Natural Language Understanding (NLU):
- Analyzes and understands the text to determine the user's intent, ensuring that the system responds appropriately.
Microcontroller Integration:
- The Arduino Uno serves as the central processing unit, coordinating between sensors, modules, and output devices.
Real-time Processing:
- Ensures the system processes input, such as voice commands, in real-time, providing instant feedback and responses to the user.
OLED Display Control:
- Manages the OLED screen to display text and images, focusing on efficient data transfer and minimizing power consumption.
Holographic Projection:
- Utilizes a mirror and magnifier to project the OLED pixels onto the glasses lens. This setup allows for adjustable text size and angle, and is compatible with prescription lenses.
Multilingual Speech-to-Text:
- Converts spoken language into text while recognizing and accommodating multiple languages, enhancing the accessibility of the glasses.
Machine Translation:
- Employs algorithms or APIs to translate text from one language to another, accounting for grammar, context, and language nuances.
Voice User Interface (VUI):
- Designs interactions that rely on voice commands, making the system intuitive and easy to use for individuals with varying levels of tech-savviness.
Usability of Glasses:
- Considers the physical design aspects of the glasses, such as weight, balance, and comfort, ensuring they can be worn comfortably for extended periods.

Building the Smart Glasses

The construction and implementation of the Smart Glasses involved several detailed steps:

Hardware Components:
- An Arduino Uno microcontroller serves as the backbone of the project.
- The voice module captures audio input, which is processed by Google Cloud’s Speech-to-Text API.
- The processed text is sent to an OLED screen for visual output.
- The frame of the glasses, initially made from cardboard, will be 3D-printed for the final version.
Software Integration:
- Python (through VS Code) was used to develop NLP-related code.
- The Arduino IDE translated these signals for the Arduino Uno to process.
Display Mechanism:
- Text is converted and sent to the Arduino, which then controls the OLED display.
- The display's output is projected onto the glasses lens using a mirror and magnifying glass, allowing the user to view the translated text in real-time.
Future Enhancements:
- Plans to integrate databases for accessing information such as weather and news.
- Implementation of an object detection algorithm using OpenCV to assist visually impaired users by describing their surroundings.
- Consideration of redesigning the hardware using a Raspberry Pi to enhance portability and reduce the bulkiness of the glasses.

Outcome

The AVDAI Smart Glasses prototype successfully demonstrated the feasibility of converting audio inputs into visual displays, offering significant potential to improve the quality of life for individuals with hearing impairments.
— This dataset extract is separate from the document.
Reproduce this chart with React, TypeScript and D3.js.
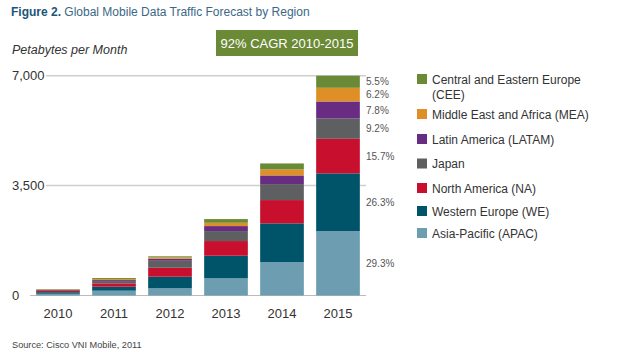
import React from "react";
import * as d3 from "d3";

// years on the x axis
const years = ["2010", "2011", "2012", "2013", "2014", "2015"];

// region keys, bottom to top of each stack
const regions = ["APAC", "WE", "NA", "Japan", "LATAM", "MEA", "CEE"];

// petabytes per month
const apac = [55, 153, 229, 547, 1066, 2050];
const we = [50, 127, 369, 719, 1231, 1840];
const na = [40, 106, 286, 468, 742, 1100];
const japan = [28, 73, 223, 318, 509, 645];
const latam = [12, 32, 64, 159, 276, 545];
const mea = [10, 32, 45, 105, 191, 435];
const cee = [10, 32, 32, 118, 191, 385];

const legendLabels = [
  ["Central and Eastern Europe", "(CEE)"],
  ["Middle East and Africa (MEA)"],
  ["Latin America (LATAM)"],
  ["Japan"],
  ["North America (NA)"],
  ["Western Europe (WE)"],
  ["Asia-Pacific (APAC)"],
];
const legendKeys = ["CEE", "MEA", "LATAM", "Japan", "NA", "WE", "APAC"];

const yTicks = [0, 3500, 7000];

const colors: Record<string, string> = {
  APAC: "#6d9db1",
  WE: "#00546a",
  NA: "#c8102e",
  Japan: "#5e5f61",
  LATAM: "#682d83",
  MEA: "#de9027",
  CEE: "#6a8a35",
};

const font = "'Liberation Sans', Arial, sans-serif";

export default function App() {
  const rows = years.map((y, i) => ({
    year: y,
    APAC: apac[i],
    WE: we[i],
    NA: na[i],
    Japan: japan[i],
    LATAM: latam[i],
    MEA: mea[i],
    CEE: cee[i],
  }));

  const series = d3.stack<any>().keys(regions)(rows);

  const x = d3.scaleBand().domain(years).range([30, 366]).paddingInner(0.22).paddingOuter(0.11);
  const y = d3.scaleLinear().domain([0, 7000]).range([295.5, 75.7]);

  const last = years.length - 1;
  const total = d3.sum(regions, (k) => (rows[last] as any)[k]);
  const pct = d3.format(".1%");

  const legendY = [79, 114, 139, 163.5, 188, 211, 233];

  return (
    <div style={{ position: "absolute", left: 0, top: 0 }}>
      <svg width={619} height={352} style={{ display: "block", fontFamily: font }}>
        <rect width={619} height={352} fill="#ffffff" />
        <text x={11} y={16} fontSize={12} fill="#3b6886">
          <tspan fontWeight="bold" fill="#1d5577">Figure 2.</tspan> Global Mobile Data Traffic Forecast by Region
        </text>

        <text x={12} y={54} fontSize={12.5} fontStyle="italic" fill="#333">
          Petabytes per Month
        </text>

        <rect x={216} y={30} width={142} height={26} fill="#6a8a35" />
        <text x={287} y={48} fontSize={13} fill="#fff" textAnchor="middle">
          92% CAGR 2010-2015
        </text>

        {yTicks.map((t) => (
          <g key={t}>
            <text x={12} y={y(t) + 4.5} fontSize={13} fill="#333">
              {d3.format(",")(t)}
            </text>
            {t > 0 ? (
              <line x1={46} x2={366} y1={y(t)} y2={y(t)} stroke="#cfcfcf" strokeWidth={1.5} />
            ) : (
              <line x1={30} x2={366} y1={y(t)} y2={y(t)} stroke="#bbb" strokeWidth={1} />
            )}
          </g>
        ))}

        {series.map((s) => (
          <g key={s.key} fill={colors[s.key]}>
            {s.map((d, i) => (
              <rect
                key={i}
                x={x(years[i])}
                y={y(d[1])}
                width={x.bandwidth()}
                height={y(d[0]) - y(d[1])}
              />
            ))}
          </g>
        ))}

        {series.map((s) => {
          const d = s[last];
          return (
            <text key={s.key} x={366} y={(y(d[0]) + y(d[1])) / 2 + 3.5} fontSize={10} fill="#555">
              {pct((d[1] - d[0]) / total)}
            </text>
          );
        })}

        {years.map((yr) => (
          <text key={yr} x={(x(yr) as number) + x.bandwidth() / 2} y={318} fontSize={13} fill="#333" textAnchor="middle">
            {yr}
          </text>
        ))}

        {legendKeys.map((k, i) => (
          <g key={k}>
            <rect x={417} y={legendY[i] - 5} width={10} height={10} fill={colors[k]} />
            {legendLabels[i].map((line, j) => (
              <text key={j} x={432} y={legendY[i] + 4.5 + j * 15.5} fontSize={12} fill="#333">
                {line}
              </text>
            ))}
          </g>
        ))}

        <text x={12} y={348} fontSize={9.2} fill="#444">
          Source: Cisco VNI Mobile, 2011
        </text>
      </svg>
    </div>
  );
}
The initial prototype, though rudimentary, paved the way for a more refined and usable version that will be 3D-printed for durability and comfort.

Conclusion

The Smart Glasses project represents a significant step forward in assistive technology for the aurally impaired. By combining advanced audio processing, speech recognition, NLP, and holographic projection, the glasses offer a practical and user-friendly solution. The project highlights the importance of integrating software and hardware to create accessible, real-time assistive devices. As development continues, these glasses have the potential to become a widely adopted tool for improving communication and accessibility for those with hearing challenges.